We’re experiencing persistent 401 Unauthorized errors when our integration system attempts to trigger vendor payment batches via the Workday REST API. We’ve verified our OAuth2 client credentials multiple times - client ID and secret are correct, token endpoint returns a valid access token. The integration system user has been granted the necessary domain security policies for Accounts Payable and Payment Processing.
The strange part is that other API calls using the same authentication flow work perfectly (reading vendor data, querying invoice status). Only the payment batch trigger endpoint fails with 401. We can manually trigger the same batches through the UI without issues.
POST /ccx/api/v1/payments/batch/trigger
Authorization: Bearer eyJhbGc...
HTTP/1.1 401 Unauthorized
{"error": "insufficient_permissions"}
This is blocking our automated payment runs and creating audit trail gaps since we have to process payments manually. Has anyone encountered similar authentication issues with payment-specific endpoints?
After adding scopes to the OAuth client, you need to regenerate the client secret for the changes to take effect properly. Go to the OAuth client configuration, use the “Regenerate Secret” action, update your integration with the new secret, then test again. Also double-check that the integration system user is in a security group that has “Initiate Payment Batch” task permission - the API enforces both OAuth scope AND underlying task permissions.
Let me provide a complete resolution path since you’re hitting multiple authentication layers that Workday enforces for payment operations.
First, addressing your OAuth2 client credentials verification - while the token generation works, payment batch endpoints require three distinct authorization checks:
-
OAuth Client Scope Configuration: Your client needs these exact scopes enabled:
- System (base)
- Accounts Payable
- Payment Processing (critical for batch operations)

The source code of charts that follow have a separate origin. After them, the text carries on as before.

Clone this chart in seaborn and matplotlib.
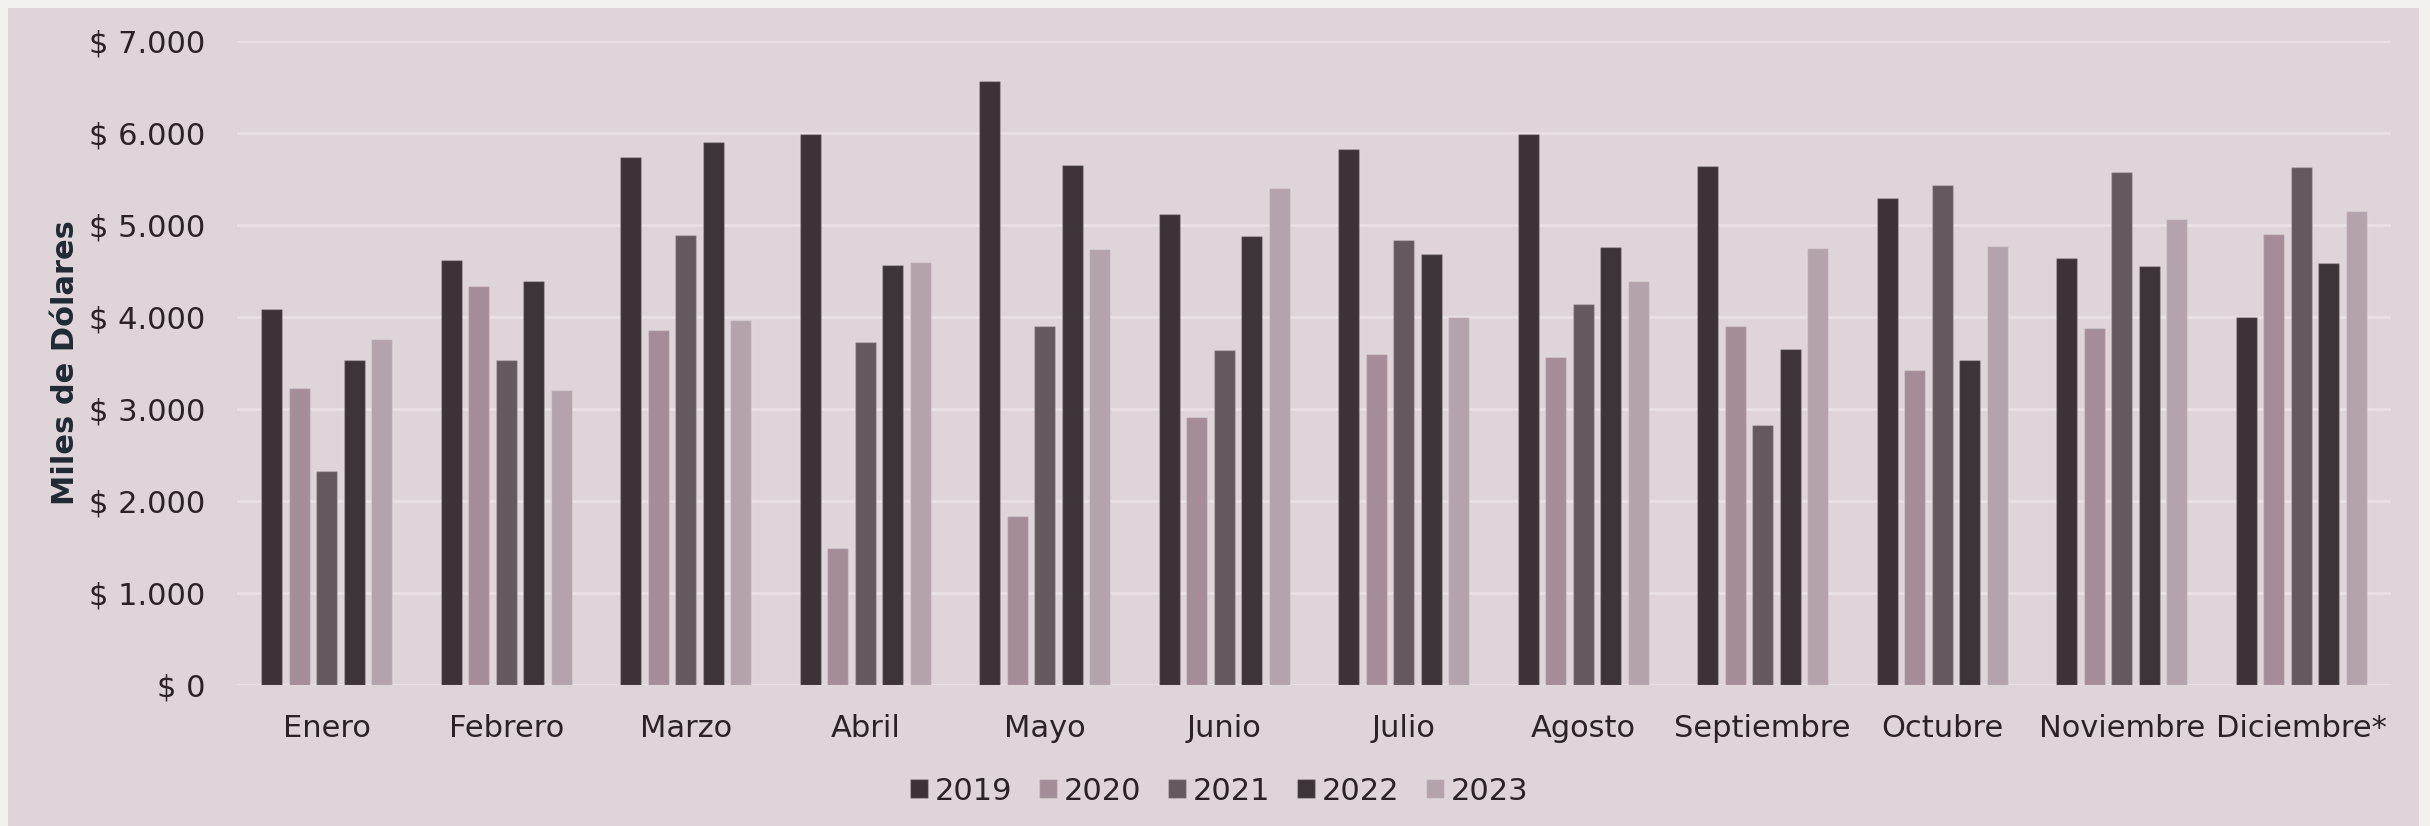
import matplotlib
matplotlib.use("Agg")
import matplotlib.pyplot as plt
import matplotlib.patches as mpatches
from matplotlib.ticker import FuncFormatter
import seaborn as sns
import pandas as pd

# ---- data (miles de dólares) ----
meses = ["Enero", "Febrero", "Marzo", "Abril", "Mayo", "Junio", "Julio",
         "Agosto", "Septiembre", "Octubre", "Noviembre", "Diciembre*"]
anios = ["2019", "2020", "2021", "2022", "2023"]
v2019 = [4085, 4615, 5740, 5990, 6560, 5120, 5820, 5985, 5640, 5295, 4635, 4000]
v2020 = [3225, 4330, 3855, 1490, 1835, 2910, 3600, 3560, 3895, 3425, 3880, 4900]
v2021 = [2320, 3530, 4890, 3730, 3900, 3635, 4835, 4135, 2820, 5430, 5570, 5625]
v2022 = [3535, 4390, 5900, 4565, 5645, 4875, 4680, 4755, 3650, 3535, 4550, 4590]
v2023 = [3760, 3205, 3965, 4595, 4735, 5400, 3995, 4385, 4750, 4770, 5060, 5155]
colores = ["#3e3037", "#a88998", "#65575e", "#3e3239", "#b7a0ae"]
yticks = [0, 1000, 2000, 3000, 4000, 5000, 6000, 7000]

series = [v2019, v2020, v2021, v2022, v2023]
rows = []
for anio, vals in zip(anios, series):
    for mes, v in zip(meses, vals):
        rows.append({"Mes": mes, "Año": anio, "Valor": v})
df = pd.DataFrame(rows)

# ---- figure ----
W, H = 2430, 826
fig = plt.figure(figsize=(W / 100, H / 100), dpi=100, facecolor="#f3f1ee")
panel = mpatches.Rectangle((8 / W, 0), (2419 - 8) / W, (H - 8) / H,
                           transform=fig.transFigure, facecolor="#dfd4da",
                           edgecolor="none", zorder=-10)
fig.patches.append(panel)

ax = fig.add_axes([237 / W, (H - 685) / H, (2391 - 237) / W, (685 - 40.7) / H])
ax.set_facecolor("none")

sns.barplot(data=df, x="Mes", y="Valor", hue="Año", hue_order=anios,
            order=meses, palette=colores, width=0.766, gap=0.22,
            edgecolor=(1, 1, 1, 0.2), linewidth=1.0, ax=ax, zorder=3)

ax.set_ylim(0, 7000)
ax.set_xlim(-0.5, len(meses) - 0.5)
ax.set_yticks(yticks)
ax.yaxis.set_major_formatter(FuncFormatter(
    lambda v, p: "$ " + f"{int(v):,}".replace(",", ".")))
for s in ax.spines.values():
    s.set_visible(False)
ax.grid(axis="y", color="#e9e1e6", linewidth=2, zorder=0)
ax.grid(axis="x", visible=False)
ax.set_axisbelow(True)

txt = "#2a2226"
ax.tick_params(axis="both", length=0, labelsize=22, colors=txt)
ax.tick_params(axis="x", pad=21)
ax.tick_params(axis="y", pad=23)
ax.set_xlabel("")
ax.set_ylabel("Miles de Dólares", fontsize=22, fontweight="bold", color="#1f2a33")
ax.yaxis.set_label_coords(-0.0729, 0.5)

sns.move_legend(ax, "center", bbox_to_anchor=(1219 / W, 1 - 791 / H),
                bbox_transform=fig.transFigure, ncol=5, frameon=False,
                title=None, fontsize=22, handlelength=0.59, handleheight=0.59,
                handletextpad=0.22, columnspacing=0.88, labelcolor=txt)

fig.savefig("out.png", dpi=100, facecolor=fig.get_facecolor())
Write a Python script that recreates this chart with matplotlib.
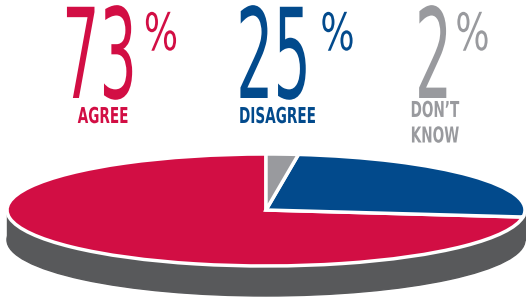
import matplotlib
matplotlib.use('Agg')
import matplotlib.pyplot as plt
from matplotlib.patches import Ellipse, Rectangle
from matplotlib.patheffects import AbstractPathEffect
from matplotlib.transforms import Affine2D

# survey result
categories = ['AGREE', 'DISAGREE', 'DON\u2019T\nKNOW']
values = [73, 25, 2]
colors = ['#d20e44', '#024a8c', '#999a9e']
side_color = '#58595b'

W, H = 526, 298


class Stretch(AbstractPathEffect):
    # make glyphs taller around a baseline (px from bottom) -> condensed look
    def __init__(self, sy, base):
        super().__init__()
        self.sy = sy
        self.base = base

    def draw_path(self, renderer, gc, tpath, affine, rgbFace=None):
        st = Affine2D().translate(0, -self.base).scale(1, self.sy).translate(0, self.base)
        renderer.draw_path(gc, tpath, affine + st, rgbFace)


fig = plt.figure(figsize=(W / 100, H / 100), dpi=100)
ax = fig.add_axes([0, 0, 1, 1])

# flattened pie: 1 unit = 259 px across, 56 px down
a, b = 259.0, 56.0
cx, cy = 266.0, 88.0  # pie centre in px from bottom-left
depth = 30.0 / b

ax.add_patch(Ellipse((0, -depth), 2, 2, color=side_color, zorder=0))
ax.add_patch(Rectangle((-1, -depth), 2, depth, color=side_color, zorder=0))
ax.pie(values, colors=colors, startangle=90, counterclock=True, radius=1,
       wedgeprops=dict(edgecolor='white', linewidth=2.5, zorder=2))
ax.set_aspect('auto')
ax.set_xlim(-cx / a, (W - cx) / a)
ax.set_ylim(-cy / b, (H - cy) / b)
ax.axis('off')

# big numbers, % signs and labels (x centre in px)
num_x = [99.5, 273.5, 433.5]
pct_x = [161, 337.5, 472.5]
lab_x = [103, 277.5, 435]


def add_text(x, baseline, s, c, sy, **kw):
    # baseline = last line's baseline, px from top
    t = fig.text(x / W, 1 - baseline / H, s, color=c, family='DejaVu Sans',
                 ha='center', va='baseline', **kw)
    t.set_path_effects([Stretch(sy, H - baseline)])
    return t


for v, lab, c, nx, px, lx in zip(values, categories, colors, num_x, pct_x, lab_x):
    add_text(nx, 98, str(v), c, 2.13, fontsize=42.3)
    add_text(px, 50, '%', c, 1.43, fontsize=25.9)
    last_base = 123 + 19.5 * lab.count('\n')
    add_text(lx, last_base, lab, c, 1.61, fontsize=9.8, fontweight='bold',
             linespacing=1.17)

fig.savefig('out.png', dpi=100)
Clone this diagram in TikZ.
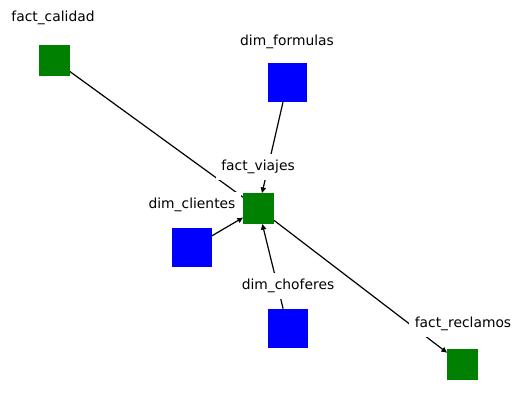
\documentclass[tikz,border=0pt]{standalone}
\usepackage{fontspec}
\setmainfont{DejaVu Sans}
\usetikzlibrary{arrows.meta,backgrounds}
\definecolor{mplgreen}{RGB}{0,128,0}
\definecolor{mplblue}{RGB}{0,0,255}
\begin{document}
\begin{tikzpicture}[x=1bp,y=-1bp,
  fact/.style={fill=mplgreen, minimum size=31bp, inner sep=0pt, outer sep=0pt},
  dim/.style={fill=mplblue, minimum size=39.5bp, inner sep=0pt, outer sep=0pt},
  lbl/.style={fill=white, inner sep=5.5bp, text height=10.6bp, text depth=4bp, anchor=base, font=\fontsize{13.9}{16}\selectfont},
  edge/.style={line width=1.2bp, black},
  arr/.style={edge, -{Triangle[length=5.6bp,width=5.2bp]}}]
\useasboundingbox (0,0) rectangle (521,407);
% nodes
\node[fact] (fcal) at (54,60) {};
\node[dim]  (dfor) at (287.5,82.5) {};
\node[fact] (fvia) at (258.5,208.5) {};
\node[dim]  (dcli) at (192,247.5) {};
\node[dim]  (dcho) at (288,328.5) {};
\node[fact] (frec) at (462.5,364.5) {};
% labels
\node[lbl] (lfcal) at (53,21) {fact\_calidad};
\node[lbl] (ldfor) at (287,45) {dim\_formulas};
\node[lbl] (lfvia) at (258,170) {fact\_viajes};
\node[lbl] (ldcli) at (192,208.5) {dim\_clientes};
\node[lbl] (ldcho) at (288,289.5) {dim\_choferes};
\node[lbl] (lfrec) at (463,327) {fact\_reclamos};
% edges
\begin{scope}[on background layer]
\draw[edge] (fcal) -- (fvia);
\draw[arr] (dfor) -- (fvia);
\draw[arr] (dcli) -- (fvia);
\draw[arr] (dcho) -- (fvia);
\draw[arr] (fvia) -- (frec);
\end{scope}
\end{tikzpicture}
\end{document}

- Financial Management Integration
After adding scopes, regenerate the client secret. The scope additions alone don’t propagate to existing secrets.
-
Integration System User Domain Security: Your user needs the “Payment Batch API Access” domain security policy specifically. This is NOT included in standard AP security groups. Navigate to Security Group → Domain → Payment Processing → ensure “Initiate Payment Batch” and “Payment Batch API Access” are both checked. The second one is often missed.
-
Task-Level Permissions: The integration user’s security group must have “Initiate Payment Batch” task permission with propagation enabled. Check this under Security Group → Task Permissions → Payment Processing domain.
Regarding your audit trail gaps concern - once authentication is resolved, ensure you enable API audit logging for payment operations. Go to Tenant Setup → Audit → Enable Audit Categories → select “Payment Processing API Calls”. This creates detailed audit entries showing which integration triggered each batch, maintaining compliance requirements.
The reason other API calls work is that read operations and non-financial writes have simpler permission models. Payment batch triggers are intentionally strict because they initiate financial transactions. After making all three changes above, test with a fresh OAuth token. The 401 should resolve and you’ll see proper audit trail entries for automated payment runs.
If it still fails, export your OAuth client configuration and the integration user’s effective permissions report - there might be a conflicting security policy override.
I’ve seen this exact scenario. The 401 with “insufficient_permissions” on payment endpoints usually means the OAuth client itself needs explicit permission to the Payment Processing domain, not just the system user. Check your OAuth client configuration under System → Security → OAuth 2.0 Clients. The client registration needs the “Payment Processing” scope added separately from the user’s security groups.